- We use Ethersource to monitor usage of racist terminology in the Swedish blogosphere.
- We find that one of the largest demographic groups to use such terminology is young female bloggers.
- We demonstrate how we are able to cluster and profile users of racist terminology.
One of the many benefits of Ethersource is that it is not limited to the standard positive/neutral/negative sentiment palette, but that it can be used to analyze and monitor any type of textually manifested phenomena. Previous examples in this blog include artist popularity, flu trend, aversive language, and positivity vs headache.
In this post, we report on some observations on using Ethersource to monitor racist expressions in the Swedish blogosphere.
The following image shows the frequency of occurrence of racist terminology in the Swedish blogosphere from late March to the end of May 2012. Obviously, racist terminology is a frequent everyday occurrence on Swedish blogs.
However, merely counting the frequency of occurrence of racist terminology is of limited usefulness for understanding what people say and mean, since there are many ways to use terminology. Some uses may signal ideological or political standpoints, but other uses may not (e.g. discussions about the terminology itself, such as the origin and appropriateness of various terms).

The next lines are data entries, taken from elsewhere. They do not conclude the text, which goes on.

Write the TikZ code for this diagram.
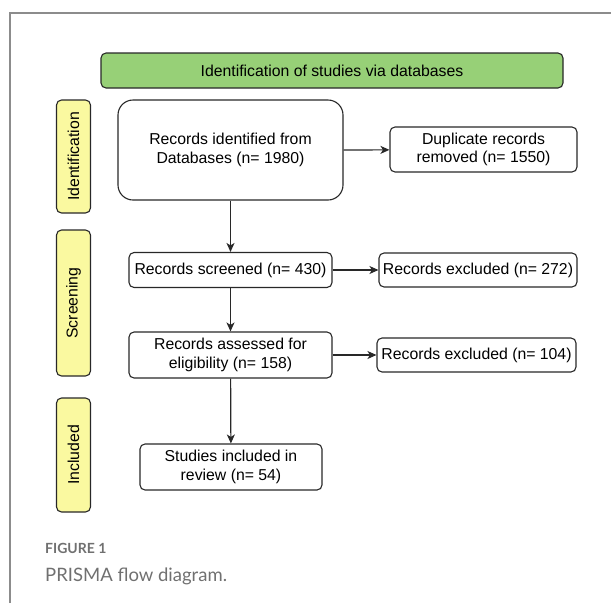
\documentclass[tikz,border=0pt]{standalone}
\usepackage{fontspec}
\setmainfont{Liberation Sans}
\newfontfamily\capfont{Lato}
\usetikzlibrary{shapes,arrows,arrows.meta,positioning}
\usepackage{xcolor}
\definecolor{prismagreen}{RGB}{151,208,119}
\definecolor{phaseyellow}{RGB}{250,249,160}
\definecolor{boxline}{RGB}{40,40,40}
\definecolor{framegray}{RGB}{140,140,140}
\definecolor{captiongray}{RGB}{112,112,112}

\begin{document}
\begin{tikzpicture}[
    x=1pt, y=-1pt,
    font=\fontsize{15.8}{18.2}\selectfont,
    box/.style={rectangle, rounded corners=5pt, draw=boxline, line width=1.1pt,
                fill=white, align=center, inner sep=2pt},
    phase/.style={rectangle, rounded corners=5pt, draw=boxline, line width=1.1pt,
                  fill=phaseyellow, rotate=90, minimum height=34pt},
    arrow/.style={->, line width=1.2pt, color=boxline, >={Stealth[length=9pt, width=8pt, inset=2.5pt]}}
]
\useasboundingbox (0,0) rectangle (611,603);

% page frame
\draw[framegray, line width=1.4pt] (10,603) -- (10,13) -- (611,13);

% header
\node[box, fill=prismagreen, minimum width=462pt, minimum height=35pt] (title) at (332,70.5)
    {Identification of studies via databases};

% phase labels (left)
\node[phase, minimum width=113pt] (ph-ident) at (73.5,156.5) {Identification};
\node[phase, minimum width=146pt] (ph-screen) at (73.5,303) {Screening};
\node[phase, minimum width=114pt] (ph-incl) at (73.5,455) {Included};

% main column
\node[box, rounded corners=15pt, minimum width=225pt, minimum height=100pt] (rec-id) at (230.5,150)
    {Records identified from\\Databases (n= 1980)};
\node[box, minimum width=203pt, minimum height=35pt] (rec-scr) at (230.5,270)
    {Records screened (n= 430)};
\node[box, minimum width=203pt, minimum height=46pt] (rec-elig) at (230.5,355)
    {Records assessed for\\eligibility (n= 158)};
\node[box, minimum width=182pt, minimum height=46pt] (incl) at (231,467)
    {Studies included in\\review (n= 54)};

% side column
\node[box, minimum width=187pt, minimum height=45pt] (rec-dup) at (483.5,149.5)
    {Duplicate records\\removed (n= 1550)};
\node[box, minimum width=198pt, minimum height=34pt] (rec-exc1) at (478,270)
    {Records excluded (n= 272)};
\node[box, minimum width=199pt, minimum height=34pt] (rec-exc2) at (476.5,355)
    {Records excluded (n= 104)};

\draw[arrow] (rec-id) -- (rec-scr);
\draw[arrow] (rec-scr) -- (rec-elig);
\draw[arrow] (rec-elig) -- (incl);
\draw[arrow] (rec-id.east) -- (rec-dup);
\draw[arrow] (rec-scr) -- (rec-exc1);
\draw[arrow] (rec-elig) -- (rec-exc2);

% caption
\node[anchor=west, inner sep=0pt, color=captiongray, font=\capfont\bfseries\fontsize{14}{16}\selectfont] (cap-num) at (45,548) {FIGURE 1};
\node[anchor=west, inner sep=0pt, color=captiongray, font=\capfont\fontsize{18.5}{22}\selectfont] (cap-text) at (45,576) {PRISMA flow diagram.};

\end{tikzpicture}
\end{document}
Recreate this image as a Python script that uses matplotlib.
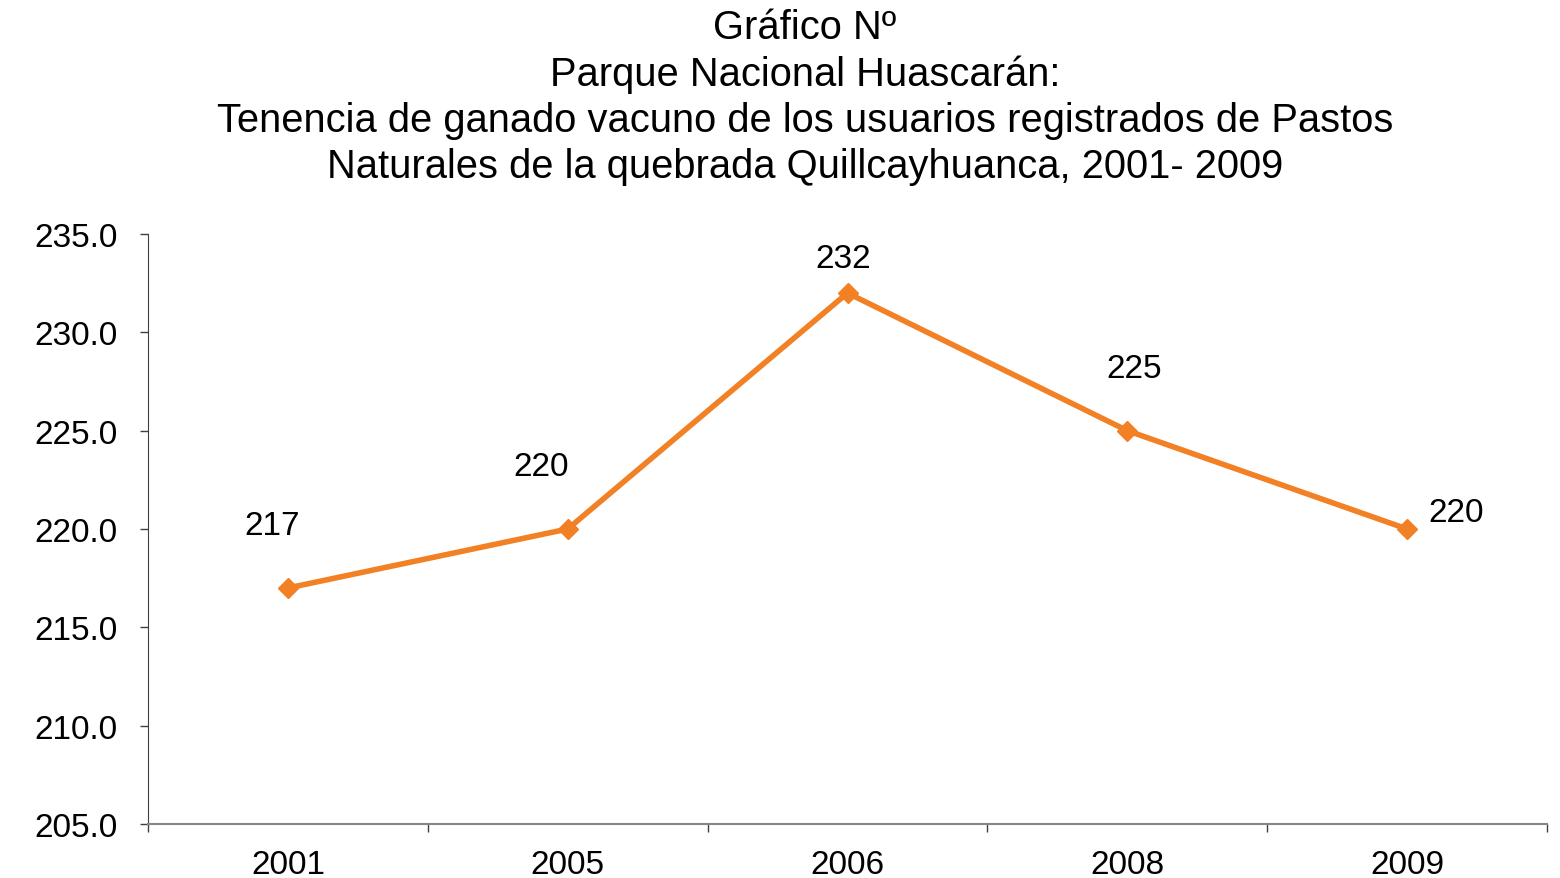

Thus, only counting the frequency of occurrence of racist terminology in the blogosphere may lead to premature or misleading conclusions. We therefore also monitor negative or degrading usage of racist terminology, as well as aggressive or hateful usage. And there is a difference between counting frequencies and counting opinionated usage, as we can see in the image below, which shows frequency (in blue), degrading usage (in green), and aggressive usage (in red).
It is obvious that the total frequency of occurrence of racist terminology is much larger than that of the frequencies of degrading use and aggressive use. As a rough estimate, approximately 10% of the total number of posts containing racist terminology are negative or degrading, while approximately 5% are aggressive or hateful.
The general trends in these graphs are not of lasting value, since the time span is relatively short. What is interesting – and surprising – is the demographic profile of bloggers found in the two bottom lines. Since Ethersource enables an analyst to retrieve individual blog posts which contain a given target (in this case, racist terminology), it is possible to further analyze the material. Looking at the blog posts that use racist terms in degrading ways, we find that roughly 25% are written by young female bloggers who write about their own lives. Perhaps even more surprising, around 10% of blog posts using racist terms in aggressive ways are written by these young females. This is a surprising discovery, considering that the topical content of these blogs revolve around everyday events, lifestyle, and fashion.
Demographic clustering and stylometric profiling
The noteworthy observation above suggests that it may be interesting to look more closely also at the non-opinionated usage of racist terminology (i.e. the occurrences that are neither aggressive nor degrading). We do so by automatically clustering all the blog posts containing racist terminology during 2012. Always keeping the obvious risk of overgeneralizing in mind, we infer from manual inspection of the material that the four main clusters represent following groups of bloggers:
Imagine that we for some reason could not inspect the material manually and therefore did not know the demographics of the clusters we found. In such cases, we can use stylometric profiling to characterize the stylistic differences between clusters, and based on these differences we can infer demographic information. As an example, consider the following comparison between the stylometric profile for the cluster containing the young female bloggers, and the stylometric profile for the cluster containing mainly political bloggers.
The comparison between these two stylometric profiles shows that the main stylistic differences between these two groups of bloggers (let’s call them group F for the young female bloggers and group P for the political bloggers) can be found in the following variables:
- Self
- Group F is more self-oriented, which indicates that this group talks mainly about things that happen to the author, stuff the author thinks or worries about, or things that the author does.
- Address
- Group F refers directly to the reader more often than does group P.
- Abstract vocabulary
- Group P tends to use more abstract and complex vocabulary than group F.
- Anchoring
- Blog posts from group P contain more explicit temporal and spatial references than do posts from group F.
These differences suggest that authors in group F (the young female bloggers) write mainly from a subjective point of view, while authors in group P (the political bloggers) adopt a more factual perspective. Based on such differences, we may formulate hypotheses about the demographics of these two groups. This difference would allow us to propose that since the one group writes from a more personal and immediate perspective, they can be assumed to be younger and more personally engaged in their narration than the other group. This characterisation of author style is actually more salient than the objective notion of author age and gender since writing style and authoring background are more interesting for understanding blog posts than the age and gender or other demographich variables.
The analysis and discussion above serves as an illustrative example of how stylometric profiling correlates well with human intuition about demographic clustering, and that such profiles may serve as explanatory constructs for a demographic clustering solution. We conclude this blog post with the observation that the combination of attitude analysis, clustering, and profiling provides a very powerful framework for analysis of online content.